Courtesy Prints and Photographs Division, Library of Congress
English-made flintlock smoothbore dueling pistols by Wogdon & Barton
In a scene that is scarcely imaginable today, on July 11, 1804 the vice president of the United States, Aaron Burr, killed former secretary of the treasury and retired two-star army general Alexander Hamilton in a duel. Burr had lost both the U.S. presidential election of 1800 and the New York governor’s race of 1804. He blamed Hamilton's outspoken opposition for both losses—especially a letter attributed to Hamilton and published in the Albany Register that referred to Burr as "despicable"—and issued the challenge to a duel.
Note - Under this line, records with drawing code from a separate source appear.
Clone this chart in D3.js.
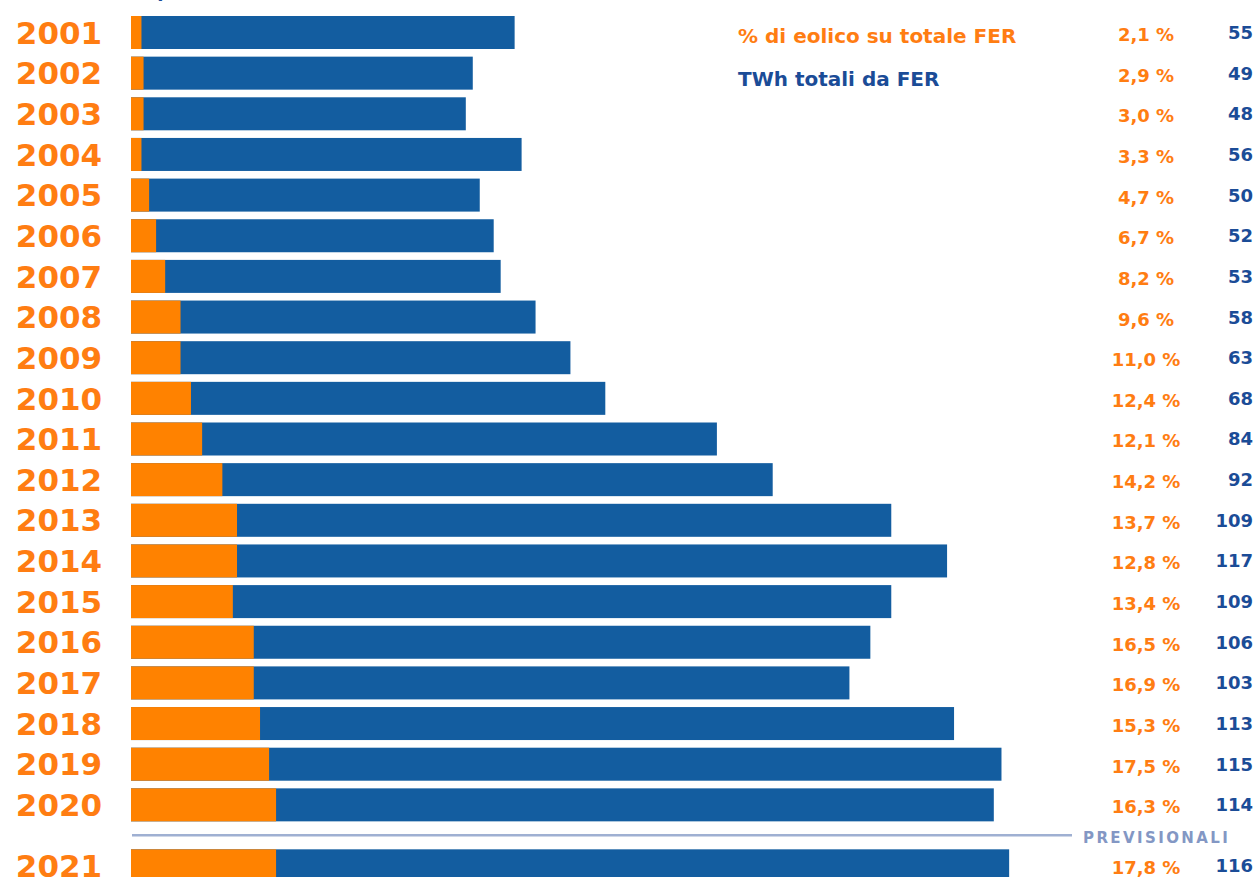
<!DOCTYPE html>
<html>
<head>
<meta charset="utf-8">
<script src="https://cdn.jsdelivr.net/npm/d3@7"></script>
<style>
  html, body { margin: 0; padding: 0; background: #fff; overflow: hidden; }
</style>
</head>
<body>
<div id="chart"></div>
<script>
// Data
var years = ['2001','2002','2003','2004','2005','2006','2007','2008','2009','2010',
             '2011','2012','2013','2014','2015','2016','2017','2018','2019','2020','2021'];
// % of wind on total renewables (label column)
var pctLabels = ['2,1','2,9','3,0','3,3','4,7','6,7','8,2','9,6','11,0','12,4',
                 '12,1','14,2','13,7','12,8','13,4','16,5','16,9','15,3','17,5','16,3','17,8'];
// total TWh from renewables (label column)
var twhLabels = [55,49,48,56,50,52,53,58,63,68,84,92,109,117,109,106,103,113,115,114,116];
// bar lengths as drawn (TWh): wind part and whole bar
var windBar  = [1.5,1.8,1.8,1.5,2.6,3.6,4.9,7.1,7.1,8.6,10.2,13.1,15.2,15.2,14.6,17.6,17.6,18.5,19.8,20.8,20.8];
var totalBar = [55,49,48,56,50,52,53,58,63,68,84,92,109,117,109,106,103,118,124.8,123.7,125.9];
var forecastFrom = '2021';

var width = 1256;
var height = 877;
var orange = '#ff8200';
var blue = '#135da0';
var textOrange = '#ff7d12';
var textBlue = '#1b4c97';

var svg = d3.select('#chart').append('svg')
    .attr('width', width)
    .attr('height', height);

var x = d3.scaleLinear()
    .domain([0, 130])
    .range([131, 131 + 130 * 6.975]);

// row index -> top of bar; forecast rows pushed down half a row
var rowPos = function(i) {
  return years[i] >= forecastFrom ? i + 0.5 : i;
};
var y = d3.scaleLinear()
    .domain([0, 1])
    .range([16, 16 + 40.65]);
var barH = 33;

var rows = years.map(function(yr, i) {
  return { year: yr, pct: pctLabels[i], twh: twhLabels[i], wind: windBar[i], total: totalBar[i], top: y(rowPos(i)) };
});

// cut-off subtitle at the very top
svg.append('text')
    .attr('x', 8)
    .attr('y', -3)
    .style('font-family', 'DejaVu Sans')
    .style('font-weight', 'bold')
    .style('font-size', '18px')
    .style('fill', textBlue)
    .text('(dati in TWh e percentuale sul totale)');

var g = svg.selectAll('g.row')
    .data(rows)
    .enter().append('g')
    .attr('class', 'row');

g.append('rect')
    .attr('x', x(0))
    .attr('y', function(d) { return d.top; })
    .attr('width', function(d) { return x(d.total) - x(0); })
    .attr('height', barH)
    .style('fill', blue);

g.append('rect')
    .attr('x', x(0))
    .attr('y', function(d) { return d.top; })
    .attr('width', function(d) { return x(d.wind) - x(0); })
    .attr('height', barH)
    .style('fill', orange);

g.append('text')
    .attr('x', 59)
    .attr('y', function(d) { return d.top + barH / 2; })
    .attr('dy', '0.36em')
    .attr('text-anchor', 'middle')
    .style('font-family', 'DejaVu Sans')
    .style('font-weight', 'bold')
    .style('font-size', '31px')
    .style('fill', textOrange)
    .text(function(d) { return d.year; });

g.append('text')
    .attr('x', 1146)
    .attr('y', function(d) { return d.top + barH / 2 + 2; })
    .attr('dy', '0.36em')
    .attr('text-anchor', 'middle')
    .style('font-family', 'DejaVu Sans')
    .style('font-weight', 'bold')
    .style('font-size', '18px')
    .style('fill', textOrange)
    .text(function(d) { return d.pct + ' %'; });

g.append('text')
    .attr('x', 1253)
    .attr('y', function(d) { return d.top + barH / 2; })
    .attr('dy', '0.36em')
    .attr('text-anchor', 'end')
    .style('font-family', 'DejaVu Sans')
    .style('font-weight', 'bold')
    .style('font-size', '18px')
    .style('fill', textBlue)
    .text(function(d) { return d.twh; });

// legend
svg.append('text')
    .attr('x', 738)
    .attr('y', 36)
    .attr('dy', '0.36em')
    .style('font-family', 'DejaVu Sans')
    .style('font-weight', 'bold')
    .style('font-size', '20px')
    .style('fill', textOrange)
    .text('% di eolico su totale FER');

svg.append('text')
    .attr('x', 738)
    .attr('y', 79)
    .attr('dy', '0.36em')
    .style('font-family', 'DejaVu Sans')
    .style('font-weight', 'bold')
    .style('font-size', '20px')
    .style('fill', textBlue)
    .text('TWh totali da FER');

// separator before forecast years
var fi = years.indexOf(forecastFrom);
var sepY = (y(rowPos(fi - 1)) + barH + y(rowPos(fi))) / 2;
svg.append('line')
    .attr('x1', 132)
    .attr('x2', 1072)
    .attr('y1', sepY)
    .attr('y2', sepY)
    .style('stroke', '#9fb0d2')
    .style('stroke-width', 2.5);

svg.append('text')
    .attr('x', 1083)
    .attr('y', sepY + 2)
    .attr('dy', '0.36em')
    .style('font-family', 'DejaVu Sans')
    .style('font-weight', 'bold')
    .style('font-size', '15px')
    .style('letter-spacing', '2.4px')
    .style('fill', '#8397c4')
    .text('PREVISIONALI');
</script>
</body>
</html>
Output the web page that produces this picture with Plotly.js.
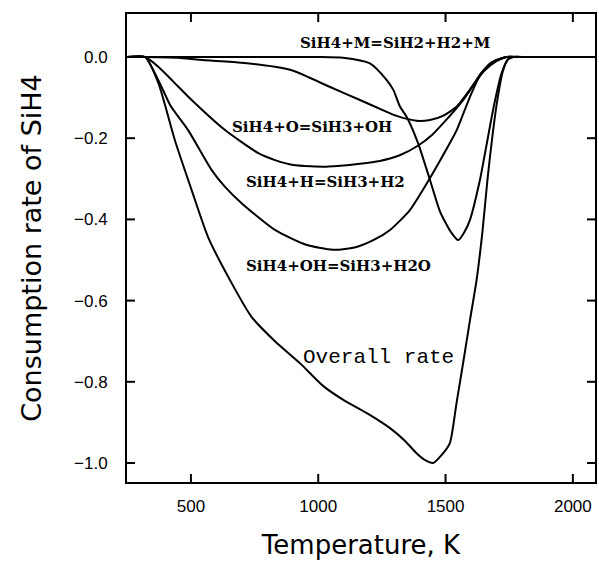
<!DOCTYPE html>
<html>
<head>
<meta charset="utf-8">
<script src="https://cdn.plot.ly/plotly-3.0.1.min.js"></script>
<style>html,body{margin:0;padding:0;background:#fff}#chart{width:599px;height:565px}</style>
</head>
<body>
<div id="chart"></div>
<script>
// Temperature (K) and consumption-rate values
const overallT = [250, 320, 372, 437, 503, 567, 660, 738, 830, 928, 1019, 1100, 1191, 1282, 1340, 1386, 1420, 1451, 1485, 1517, 1543, 1570, 1596, 1622, 1645, 1665, 1685, 1705, 1725, 1745, 1765, 1820, 2100];
const overallR = [0, 0, -0.064, -0.205, -0.328, -0.443, -0.557, -0.64, -0.70, -0.754, -0.81, -0.845, -0.877, -0.914, -0.945, -0.976, -0.993, -1.0, -0.98, -0.951, -0.853, -0.75, -0.648, -0.549, -0.43, -0.30, -0.19, -0.10, -0.035, -0.006, 0, 0, 0];

const ohT = [250, 320, 372, 420, 489, 581, 634, 699, 830, 950, 1058, 1150, 1220, 1282, 1360, 1439, 1517, 1544, 1596, 1640, 1690, 1740, 1790, 2100];
const ohR = [0, 0, -0.057, -0.12, -0.18, -0.278, -0.32, -0.36, -0.426, -0.462, -0.475, -0.468, -0.45, -0.426, -0.377, -0.298, -0.212, -0.18, -0.098, -0.04, -0.01, 0, 0, 0];

const hT = [250, 320, 372, 430, 503, 634, 765, 830, 902, 1040, 1164, 1242, 1320, 1393, 1450, 1491, 1569, 1609, 1650, 1700, 1740, 1790, 2100];
const hR = [0, 0, -0.024, -0.06, -0.106, -0.18, -0.237, -0.254, -0.266, -0.27, -0.263, -0.256, -0.242, -0.218, -0.19, -0.163, -0.106, -0.07, -0.035, -0.01, 0, 0, 0];

const oT = [250, 320, 450, 535, 700, 830, 902, 1040, 1164, 1269, 1308, 1386, 1439, 1490, 1544, 1596, 1640, 1674, 1740, 1790, 2100];
const oR = [0, 0, -0.002, -0.007, -0.014, -0.024, -0.034, -0.072, -0.106, -0.135, -0.145, -0.157, -0.155, -0.145, -0.122, -0.08, -0.04, -0.016, 0, 0, 0];

const mT = [250, 1000, 1097, 1203, 1269, 1295, 1321, 1347, 1392, 1439, 1478, 1520, 1550, 1575, 1596, 1635, 1660, 1690, 1720, 1745, 1765, 1810, 2100];
const mR = [0, 0, -0.002, -0.016, -0.057, -0.081, -0.122, -0.147, -0.212, -0.303, -0.38, -0.43, -0.451, -0.43, -0.401, -0.303, -0.22, -0.12, -0.04, -0.006, 0, 0, 0];

const xTicks = [500, 1000, 1500, 2000];
const yTicks = [0, -0.2, -0.4, -0.6, -0.8, -1.0];

const labelText = ['SiH4+M=SiH2+H2+M', 'SiH4+O=SiH3+OH', 'SiH4+H=SiH3+H2', 'SiH4+OH=SiH3+H2O', 'Overall rate'];
const labelT = [1301, 977, 1030, 1081, 1238];
const labelR = [0.034, -0.172, -0.308, -0.515, -0.741];

const W = 599, H = 565;
const M = {l: 127, r: 4, t: 14, b: 83};
const xRange = [249, 2087];
const yRange = [-1.0468, 0.1059];

const line = {color: '#000', width: 2, shape: 'spline', smoothing: 0.6};
const series = [[overallT, overallR], [ohT, ohR], [hT, hR], [oT, oR], [mT, mR]];
const traces = series.map(s => ({x: s[0], y: s[1], mode: 'lines', line: line, hoverinfo: 'skip'}));

// inward tick marks (8 px) on all four sides, drawn as one segmented line trace
const TICK = 8;
const dx = (xRange[1] - xRange[0]) * TICK / (W - M.l - M.r);
const dy = (yRange[1] - yRange[0]) * TICK / (H - M.t - M.b);
const tx = [], ty = [];
xTicks.forEach(v => {
  tx.push(v, v, null, v, v, null);
  ty.push(yRange[0], yRange[0] + dy, null, yRange[1], yRange[1] - dy, null);
});
yTicks.forEach(v => {
  tx.push(xRange[0], xRange[0] + dx, null, xRange[1], xRange[1] - dx, null);
  ty.push(v, v, null, v, v, null);
});
traces.push({x: tx, y: ty, mode: 'lines', line: {color: '#000', width: 2}, connectgaps: false, hoverinfo: 'skip'});

const annotations = labelText.map((t, i) => ({
  x: labelT[i], y: labelR[i], xref: 'x', yref: 'y', text: t, showarrow: false,
  xanchor: 'center', yanchor: 'middle',
  font: i === 4 ? {family: 'Liberation Mono', size: 21, color: '#000'}
               : {family: 'DejaVu Serif', size: 15, color: '#000', weight: 'bold'}
}));

const layout = {
  width: W, height: H,
  margin: {l: M.l, r: M.r, t: M.t, b: M.b, autoexpand: false},
  paper_bgcolor: '#fff', plot_bgcolor: '#fff',
  showlegend: false,
  font: {family: 'Liberation Sans', color: '#000'},
  xaxis: {
    range: xRange, tickvals: xTicks, ticktext: xTicks.map(String),
    ticks: '', showline: true, linewidth: 2, linecolor: '#000', mirror: true,
    showgrid: false, zeroline: false,
    tickfont: {family: 'Liberation Sans', size: 17, color: '#000'},
    ticklabelstandoff: 8,
    title: {text: 'Temperature, K', font: {family: 'DejaVu Sans', size: 26, color: '#000'}, standoff: 20}
  },
  yaxis: {
    range: yRange, tickvals: yTicks, tickformat: '.1f',
    ticks: '', showline: true, linewidth: 2, linecolor: '#000', mirror: true,
    showgrid: false, zeroline: false,
    tickfont: {family: 'Liberation Sans', size: 17, color: '#000'},
    ticklabelstandoff: 14,
    title: {text: 'Consumption rate of SiH4', font: {family: 'DejaVu Sans', size: 27, color: '#000'}, standoff: 25}
  },
  annotations: annotations
};

Plotly.newPlot('chart', traces, layout, {staticPlot: true, displayModeBar: false});
</script>
</body>
</html>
Made of walnut, brass and gold, and each weighing several pounds, this pair of flintlocks is described by noted Hamilton scholar Ron Chernow as having "the best claim to authenticity" as the pistols used in the famous duel. This same pair of pistols likely killed Hamilton's son, Philip, when he became involved in an affair of honor over his famous father's reputation in 1801.
They were manufactured in England by the celebrated gunsmith Robert Wogdon and owned by Hamilton's brother-in-law, John Barker Church, who had himself dueled with Aaron Burr in 1799 over a different matter (and using a different set of pistols).
Far from vindicating himself as he had hoped, Burr instead became a pariah. Indicted for the capital crime of murder in both New York and New Jersey, he was forced into hiding. President Thomas Jefferson dropped him from the Democratic-Republican presidential ticket, and later ordered Burr's arrest on treason charges stemming from an alleged plot to set up an independent country in the Louisiana Purchase territories. Having been acquitted of murder, dueling and treason he resumed a modest law practice in New York but died bankrupt and living in a Staten Island boarding house in 1836.